# Ohio Deer Rifles



## Drm50 (Dec 26, 2014)

Just got a Marlin 375. I think this calibre will be the best out of the legal cals. I have a 45/70 which I feel is to much gun for deer.
The 44 mag is plenty of gun for deer but somewhat limited on range. I have the 45/70 loaded with 300Jhps at near 1900 fps
sighted in at 100 yds. Best group was 21/2". The 44 mg is loaded with 240Jhps with max load of 2400, sighted in at 75yds, again
2/12" was average group. Settled on 240g bullets, they beat out the 200 & 180g bullets for accuracy. Will sight in 375 this weekend,
Mounting Redfield 23/4x scope, gun will be a 2-shooter because I'm going to load a 235g Speer Spitzer bullet as hot as practical
with IMR - 3031. **spitzer bullets are not to be used in tube mags because of accidental destinations ** going for 100yd zero.
Only drawback of 375 is brass is scarce. Picture from top to bottom. Marlin 1895. 45/70, Marlin 375 , Marlin 1894. 44 mag.
All these are old models marked JM.


----------



## Dovans (Nov 15, 2011)

Thought you were selling the 375


----------



## Drm50 (Dec 26, 2014)

Guy made me a deal on Ruger I couldn't refuse.

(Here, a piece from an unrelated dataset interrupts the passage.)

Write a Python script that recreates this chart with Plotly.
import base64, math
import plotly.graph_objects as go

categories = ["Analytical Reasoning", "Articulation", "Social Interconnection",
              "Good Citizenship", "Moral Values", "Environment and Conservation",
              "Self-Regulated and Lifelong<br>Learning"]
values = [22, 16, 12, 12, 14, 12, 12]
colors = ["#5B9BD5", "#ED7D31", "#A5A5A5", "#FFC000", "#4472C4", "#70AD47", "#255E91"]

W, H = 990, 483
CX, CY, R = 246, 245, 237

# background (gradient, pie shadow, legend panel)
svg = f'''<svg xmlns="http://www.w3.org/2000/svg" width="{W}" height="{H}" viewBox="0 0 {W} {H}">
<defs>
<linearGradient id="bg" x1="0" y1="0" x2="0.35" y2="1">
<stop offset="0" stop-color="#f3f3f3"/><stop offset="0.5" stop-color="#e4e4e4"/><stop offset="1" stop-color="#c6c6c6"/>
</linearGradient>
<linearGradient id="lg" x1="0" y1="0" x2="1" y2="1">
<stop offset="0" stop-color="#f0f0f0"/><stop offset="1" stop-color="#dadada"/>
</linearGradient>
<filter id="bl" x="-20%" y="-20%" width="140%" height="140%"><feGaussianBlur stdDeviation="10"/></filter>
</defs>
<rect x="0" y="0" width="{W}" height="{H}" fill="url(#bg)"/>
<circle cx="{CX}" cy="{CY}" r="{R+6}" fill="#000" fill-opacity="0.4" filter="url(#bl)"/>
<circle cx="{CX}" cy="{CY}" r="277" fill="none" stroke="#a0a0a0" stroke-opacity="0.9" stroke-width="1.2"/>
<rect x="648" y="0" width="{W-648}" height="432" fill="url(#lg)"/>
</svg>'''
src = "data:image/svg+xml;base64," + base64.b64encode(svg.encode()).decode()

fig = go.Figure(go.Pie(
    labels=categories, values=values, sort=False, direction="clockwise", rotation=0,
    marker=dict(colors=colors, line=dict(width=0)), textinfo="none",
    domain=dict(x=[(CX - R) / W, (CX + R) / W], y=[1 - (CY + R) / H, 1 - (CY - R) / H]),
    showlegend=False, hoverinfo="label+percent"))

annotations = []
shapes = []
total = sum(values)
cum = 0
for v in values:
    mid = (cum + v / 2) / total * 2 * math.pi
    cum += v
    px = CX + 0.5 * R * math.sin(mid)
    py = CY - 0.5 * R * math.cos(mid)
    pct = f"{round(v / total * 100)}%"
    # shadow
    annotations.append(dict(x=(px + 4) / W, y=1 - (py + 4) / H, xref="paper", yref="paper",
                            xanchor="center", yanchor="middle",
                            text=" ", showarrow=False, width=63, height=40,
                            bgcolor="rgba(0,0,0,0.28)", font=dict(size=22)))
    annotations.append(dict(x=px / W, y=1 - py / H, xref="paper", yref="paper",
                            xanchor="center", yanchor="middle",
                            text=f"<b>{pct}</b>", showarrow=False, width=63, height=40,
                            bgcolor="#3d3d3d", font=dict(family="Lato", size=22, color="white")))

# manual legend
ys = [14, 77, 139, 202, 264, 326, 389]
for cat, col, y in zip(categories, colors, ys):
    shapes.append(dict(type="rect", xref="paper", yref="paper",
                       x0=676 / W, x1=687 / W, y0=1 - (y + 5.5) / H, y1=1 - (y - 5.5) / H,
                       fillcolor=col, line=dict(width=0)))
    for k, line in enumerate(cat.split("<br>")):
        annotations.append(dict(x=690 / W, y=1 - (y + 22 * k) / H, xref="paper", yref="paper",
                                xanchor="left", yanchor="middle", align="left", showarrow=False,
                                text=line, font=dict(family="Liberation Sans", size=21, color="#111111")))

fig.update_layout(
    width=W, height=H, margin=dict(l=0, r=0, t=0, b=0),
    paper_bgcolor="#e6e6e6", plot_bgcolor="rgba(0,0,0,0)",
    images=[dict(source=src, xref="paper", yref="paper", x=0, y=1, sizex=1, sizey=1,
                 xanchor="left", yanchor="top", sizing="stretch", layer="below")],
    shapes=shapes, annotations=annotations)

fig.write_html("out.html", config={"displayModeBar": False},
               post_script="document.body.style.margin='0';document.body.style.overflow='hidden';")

Going to set 375 up for deer but will let It go too .
Picking up 61/2". M-29 in AM & Mauser 9 mm


----------



## Dovans (Nov 15, 2011)

Broom Mauser?


----------



## Drm50 (Dec 26, 2014)

I wish it was a Broom, been 10yrs since my last one. It is a 80sa, Mauser 9mm/ 2 clips. Amounts to a Mauser 
License copy of Browning HP. It is military surplus from East Europe. Just ran down gunship for scope base
he had a couple nice old Star Bs, but a little to hi to make any money on. He's hell of a nice young guy, doesn't 
know anything about the older guns. ARs, AKs, plastic pistols he knows his stuff. I will be prowling forums this
week end for good deals. I'm in need of trading stock for locals. Dan


----------



## staffman (Mar 18, 2011)

Sweet rifles ! Being left handed means lever action would be my choice as well.


----------